What is holding you back?

Your boss is not appreciating your work as they should.

That colleague of yours never invites you to important meetings.

Your family does not grant you enough time to cultivate your passion.

The company you want to work for did not answer your application.

Recruiters in your area are simply looking for a different profile.

Customers do not get what your product can do for them.

They probably are.

But the point is, what can you do to change that?

Do you have a problem with authority you can work on? Do you struggle to build relationships with peers? Can you have a conversation with your family to explain why your passion matters to you? Are there skills or holes in your experience that prevent you from being called back when you apply to jobs? Can you do a better job at understanding the people you serve?

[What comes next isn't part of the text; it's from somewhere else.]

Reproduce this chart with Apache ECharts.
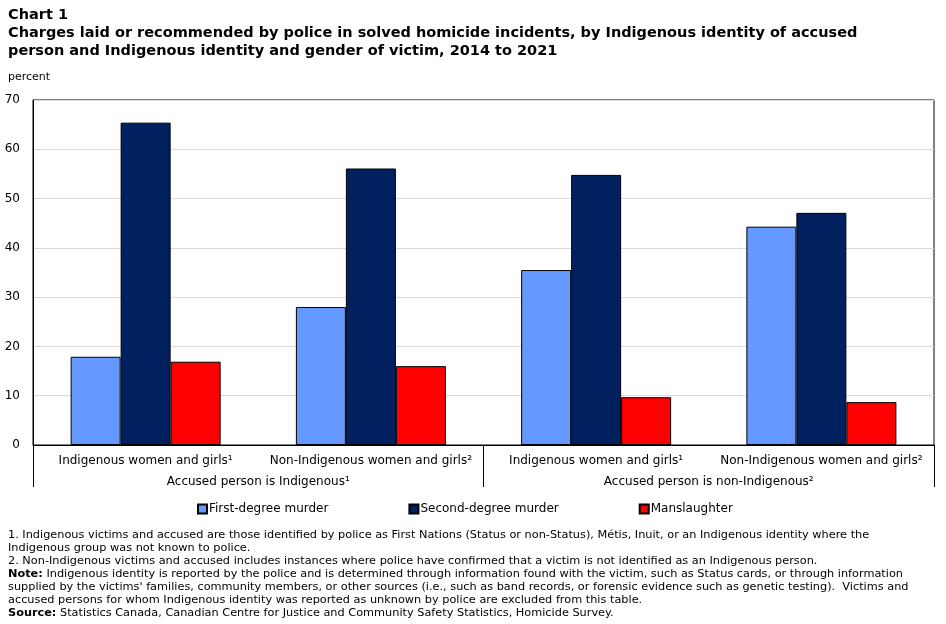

Blaming it on the others is an easy escape, one that often gets us stuck. So, what is truly holding you back?

Fear, anger, pain

Fear, anger, pain. In certain cases, they can start an action. Yet, you need to leave them behind as soon as your action crystallizes and takes a concrete shape.

If you fail to do it, you’ll soon find yourself projecting that initial, important emotion on every body and every thing around you. You will burn down bridges, forgo opportunities, isolate in your own narrative.

Remember fear, anger and pain, but leave them behind as soon as you can.

The change you are seeking demands it.

Let go

To be a leader, in life and at work, you need to let go.

Let go of schedules and outcomes, experience and opinions, details and plans. Let go of control. Let go of yourself. Let go of your definition of reality. Let go of your certainties.

If you cling to any of these, being a leader is going to be much more difficult. And eventually you will be the one regretting it the most.

Not a straight line

Checking for others’ motives is a futile exercise, whose only purpose is to strengthen our internal narratives.

If I believe my work is not good enough, then the person asking how it is going is doing that only to mock me and enjoy my failure.

If I am not worth of the love of anybody, then the one checking on me is doing that only because they need something in return.

If I know I deserve that promotion, then the colleague who is silent about the process only wants to see my career end.

And on top of that, of couse motives are rarely absolute and unique. We ourselves often do things for a variety of reasons, some noble some less.

Helping those less lucky can be done out of compassion and because it gives us purpose.

We might ask how things are because we are genuinely interested in the other person and prefer to have chat rather than be left alone with our thoughts.

The tree we have planted in our garden is a great way to add to the green of the neighborhood and in its shadow we can relax in the hotter summer days.

Motives do not proceed in a straight line, and if we really want to find out about them, the best we can do is ask.

On holiday

If you are about to go on holiday, the only obligation you have is to make of it a holiday for real. There is no urgency, last minute call, over time email, quick question, sudden change of plans, discomfort of your boss that makes it worth it change this.

Protect your time off and recharge the battery, your work will benefit from it.